Review by Ian Keogh
Filipino cartoonist Manix Abrera produces wordless short stories over several pages covering a fair range of emotions. The opening strip begins with a man at college not understanding what he’s being taught. There’s a lot more beyond his comprehension, and he eventually begins searching for answers to life’s bigger questions. Unlike most, he discovers an answer, Manix here toying with the form of comics, but dies before he can pass on what he’s finally learned.
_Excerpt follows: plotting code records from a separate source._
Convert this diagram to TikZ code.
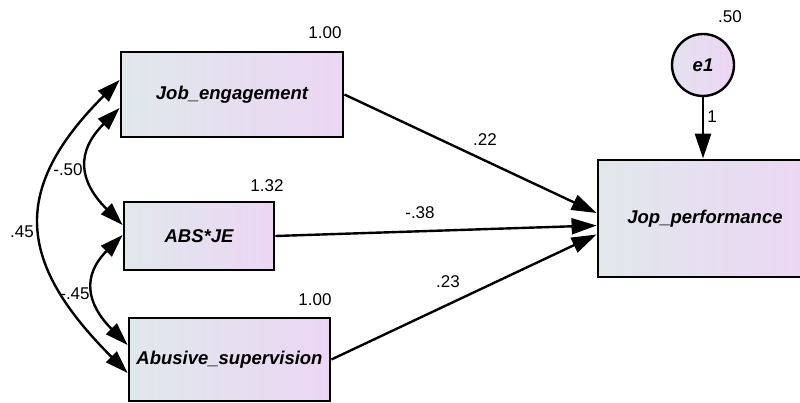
\documentclass[tikz,border=0pt]{standalone}
\usepackage{fontspec}
\setmainfont{Liberation Sans}
\usetikzlibrary{arrows.meta}
\definecolor{fillL}{RGB}{224,232,236}
\definecolor{fillR}{RGB}{236,214,244}
\begin{document}
\begin{tikzpicture}[x=1pt,y=-1pt,
  var/.style={draw=black, line width=2.8pt, left color=fillL, right color=fillR,
    inner sep=0pt, font=\fontsize{18.5}{21}\selectfont\bfseries\itshape},
  errvar/.style={circle, draw=black, line width=2.4pt, left color=fillL!60!fillR, right color=fillR,
    inner sep=0pt, minimum size=62pt, font=\fontsize{18.5}{21}\selectfont\bfseries\itshape},
  num/.style={font=\fontsize{17}{19}\selectfont, inner sep=0pt},
  regpath/.style={line width=2.4pt, -{Triangle[length=25pt,width=16pt]}},
  covpath/.style={line width=2.4pt,
    {Triangle[length=23pt,width=15pt]}-{Triangle[length=23pt,width=15pt]}}]
\useasboundingbox (0,0) rectangle (800,403);
\clip (0,0) rectangle (800,403);

% observed variables
\node[var, minimum width=222pt, minimum height=85pt] (je) at (232,94.5) {Job\_engagement};
\node[var, minimum width=150pt, minimum height=68pt] (abj) at (199,236) {ABS*JE};
\node[var, minimum width=201pt, minimum height=83pt] (abs) at (229.5,359.5) {Abusive\_supervision};
\node[var, minimum width=214pt, minimum height=117pt] (jp) at (705,218.5) {Jop\_performance};
\node[errvar] (e1) at (703,65) {e1};

% variances
\node[num] (vje) at (325,33) {1.00};
\node[num] (vabj) at (267,186) {1.32};
\node[num] (vabs) at (315,300) {1.00};
\node[num] (ve1) at (730,17) {.50};

% regression paths
\draw[regpath] (je.east) -- ([yshift=5.5pt]jp.west);
\draw[regpath] (abj.east) -- ([yshift=-7pt]jp.west);
\draw[regpath] (abs.east) -- ([yshift=-16pt]jp.west);
\draw[regpath] (e1.south) -- (e1 |- jp.north);

\node[num] (w1) at (485,140) {.22};
\node[num] (w2) at (420,213) {-.38};
\node[num] (w3) at (448,282) {.23};
\node[num] (w4) at (712,117) {1};

% covariances
\draw[covpath] ([yshift=14.5pt]je.west) .. controls +(-110,110) and +(-110,-110) .. ([yshift=-13.5pt]abs.west);
\draw[covpath] ([yshift=-13.5pt]je.west) .. controls +(-44,44) and +(-44,-44) .. ([yshift=11pt]abj.west);
\draw[covpath] ([yshift=1pt]abj.west) .. controls +(-41,41) and +(-41,-41) .. ([yshift=14.5pt]abs.west);

\node[num] (c1) at (68,170) {-.50};
\node[num] (c2) at (22,232) {.45};
\node[num] (c3) at (75,294) {-.45};
\end{tikzpicture}
\end{document}
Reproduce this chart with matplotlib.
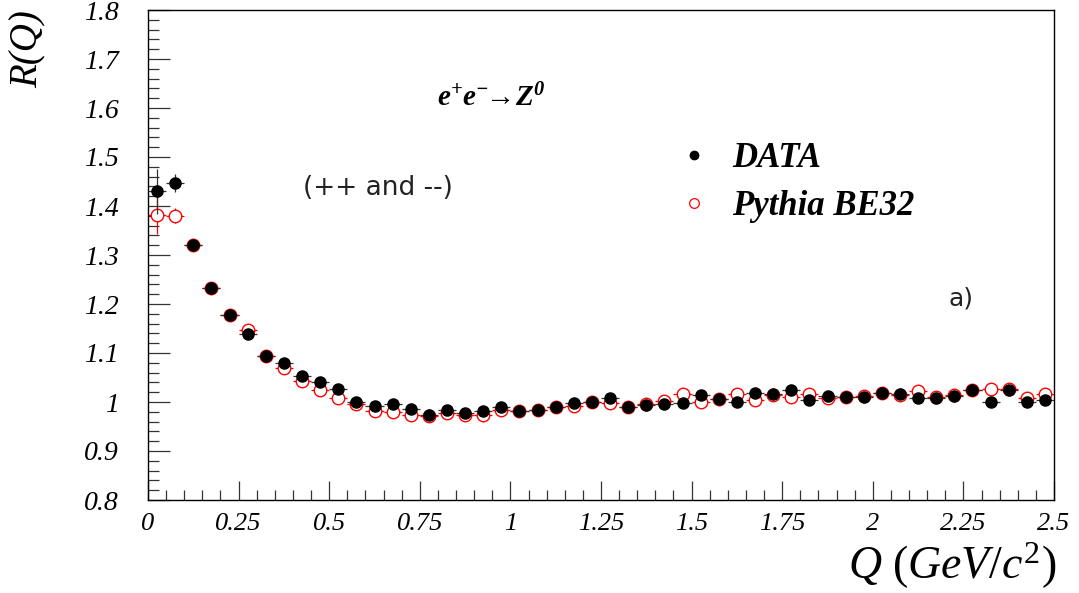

It’s a fair amount of effort to reach a punchline that if not entirely obvious, is certainly predictable, but having settled into his stride the following strips apply equal imagination with less certainty about the conclusions.
The imagery of horror is frequent, but creatively used, such as a strip wittily playing out a scenario already seen, but reconfigured, with the ending twisted, or another in which eyesight plays a part. Visual metaphors figure, but as the strips continue Manix increasingly explores the wonders of surreality, turning the worlds of his protagonists upside down. They take a trip in their own brain, meet God, or develop growths with lives of their own. It’s all wacky, but too often, there’s nothing of substance to bolster the surreal explorations.
Because there are no words, Manix has to keep the art simple, and at times his ensuring absolute clarity means the stories drag on a little longer than they should. He rarely departs from a nine panel grid, although a strip concerning a woman’s fantasies about a celebrity is an exception.
There’s not a great deal of comfort here, but a lack of happy endings appears more to do with a perverse sense of humour than a depressive cartoonist. Almost all the stronger material is in the collection’s second half, which works up a sense of anticipation for the sequel, 14.